Origins follows City‘s one-crazy-night narrative. On Christmas Eve in Gotham City, Batman has to chase down the villainous Black Mask, who has put a kamillion-dollar bounty on Batman’s head. That means assassins are coming Batman’s way, and though the game tries hard to leverage the gang-of-assassins subplot into something exciting, it feels a bit like a bench-clearing of the rogues’ gallery. (Lady Shiva! Copperhead! Electrocutioner! The Minstrel would’ve been more threatening.) Also, Bane is there — because Dark Knight Rises — which means we are now entering our third straight decade of Bane making no sense whatsoever.

Meanwhile, every other villain you can think of is taking the opportunity to send Batman on a series of five-minute missions. For the most part, their role in the game is replayed note-for-note from Arkham City. Enigma — the Riddler-by-any-other-name — has left hundreds of findable things around the city. The Mad Hatter sends you on a hallucinogenic trip. Every few minutes, the HUD informs you that there’s a crime happening nearby. There’s a new Detective Mode which essentially requires you to go to crime scenes and try to find bright glowing dots.

The gameplay feels undernourished. Origins‘ gamespace is much bigger than City‘s, but it’s also much less memorable. Where City took place in a garish funhouse city-prison, Origins imagines the Gotham mainland as an empty shell-tropolis. (There are no innocent bystanders walking around, a curious circumstance that the game explains away whenever your radio buzzes, “Citizens of Gotham, there is a curfew in effect” — a cheap shortcut in a game filled with shortcuts.)

And when you get by the basic fight mechanics, Origins is a mess. The idea of exploring a much younger Batman could’ve been fun, but the game can’t commit to this idea. This Batman is even more well-equipped than the older version from the earlier games, a rookie-mistake prequel fallacy. Black Mask is boring, and the game throws in a twist that only serves to prove just how long a shadow the last game casts.

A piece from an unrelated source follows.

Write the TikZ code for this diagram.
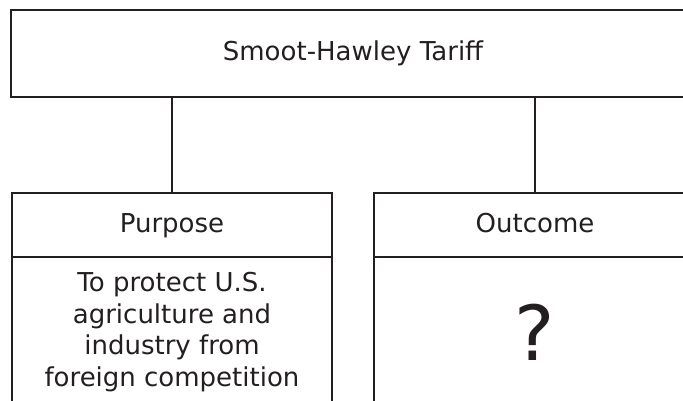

Remember the moment in Arkham City when the game carried you underground, into the decayed utopia called Wonder City? At about the same point in Origins, you fight your way up through the floors of a hotel. The Wonder City had enthusiastically overdesigned visuals, like a Batman game that suddenly deviated into BioShock. The hotel feels like Hotel Corridor: The Videogame.

I’m worried I’m talking too much about Arkham City. (Full Disclosure: We kinda liked it.) But that’s because there’s nothing to Arkham Origins beside its relationship to Arkham City. It feels like one of those off-numeric Assassin’s Creed titles, or like this year’s disappointing Gears/God of War prequels: Same gameplay, bigger gamespace, zero soul. It might be more generous to look at Origins as a mercenary act of franchise curation, a glorified DLC. Rumors persist that Rocksteady is working on a next-gen Batman game, a true Arkham sequel. If all you’re looking for is an appetizer to tide you over, you could do worse than Origins.

But Origins could’ve done better, too. There’s a sequence several hours deep into the game that hints at what could have been. It’s too spoilery for words; suffice it to say that it involves a radical shift in perspective, viewing the Batman legend from very different eyes. It doesn’t last very long. (There are more faces that need punching.) But in the sequence, you can feel the game operating on a whole different register.

The last year has seen the release of several AAA games that take bold moves within the confines of their mega-franchise tropes. Think of Grand Theft Auto V‘s character-shifting, or BioShock Infinite‘s overpopulated world; think of Assassin’s Creed III, a game I didn’t even like very much, which nevertheless featured one of the great Act One twists in games history. Origins plays it safe. It’s a reminder of fun, a karaoke rendition. It could have been so much more; it couldn’t have been much less.